InterPore2026

Mechanical behavior of dense suspensions in porous media: A pore-scale model

21 May 2026, 09:50

15m

Oral Presentation (MS09) Pore-Scale Physics and Modeling MS09

Speaker

Nassim Cheikh (Institut des Sciences de la Terre d'Orléans)

Description

In this work we introduce a new pore-scale model for investigating particulate transport in porous media. This model is able to capture particle-particle interactions that has a big impact on the particulate motion in dense suspensions. Fines and colloidal particles including clay, iron oxides and bacteria are ubiquitous in subsurface flow. These elements have numerous applications, for example, the injection of nanoirons is foreseen to remediate contaminated groundwater. The aim of our work is to simulate the transport of these colloidal particles in complex porous media. Our model relies on a Euler-Euler approach that describes the suspension as two inter-penetrated continua -- one for the carrier fluid and one for the solid particles -- that exchange momentum through interphase coupling. Unlike Euler-Lagrange approach that resolves all particle-particle and particle-wall interactions, including collisions, electrostatic forces, Van der Waals forces, and others, Euler-Euler approach uses constitutive models. For example, non-Newtonian viscosity models can represent these interactions and the overall mechanical behavior of the suspension (plastic, elastic, viscoelastic). We have implemented the rheology model proposed by Boyer et al. (2011) for dense suspensions.
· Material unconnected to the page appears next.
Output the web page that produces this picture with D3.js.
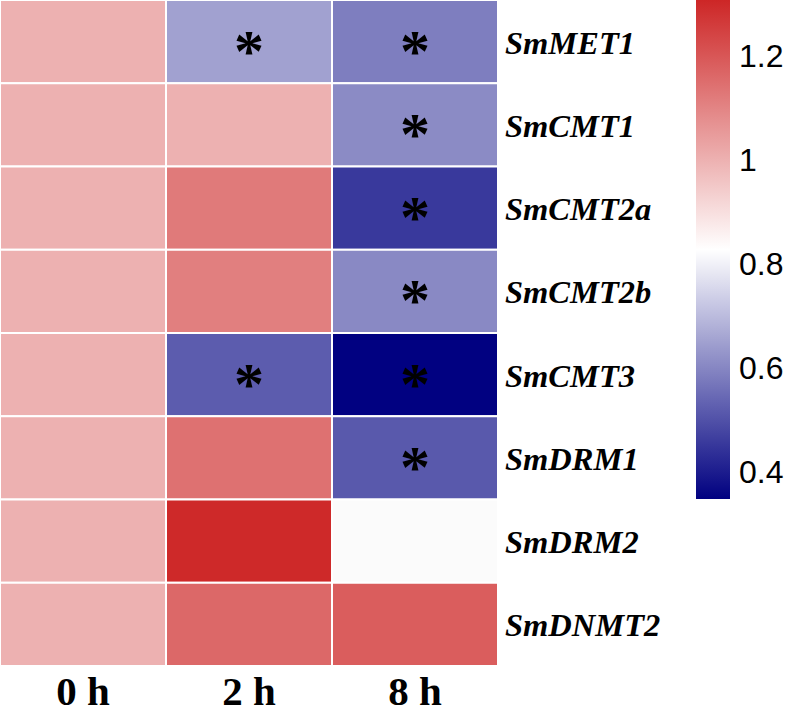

It consists in an effective shear viscosity and a normal particle pressure. The model accounts for the particles and the suspension compressibility. Using this framework, we investigate the conditions for clogging one single-pore including the effects of particle-to-throat diameter ratio, particle concentration, pore geometry, and flow rates. We further apply the model to heterogeneous porous geometries to quantify the evolution of permeability-porosity relationships during particle transport and retention. The insights provided by this pore-scale model improve our understanding of physical clogging mechanisms and can guide subsurface engineering applications, including the mitigation of permeability decline near wellbores and the design of more effective remediation strategies for contaminants trapped by capillary forces within the pore space.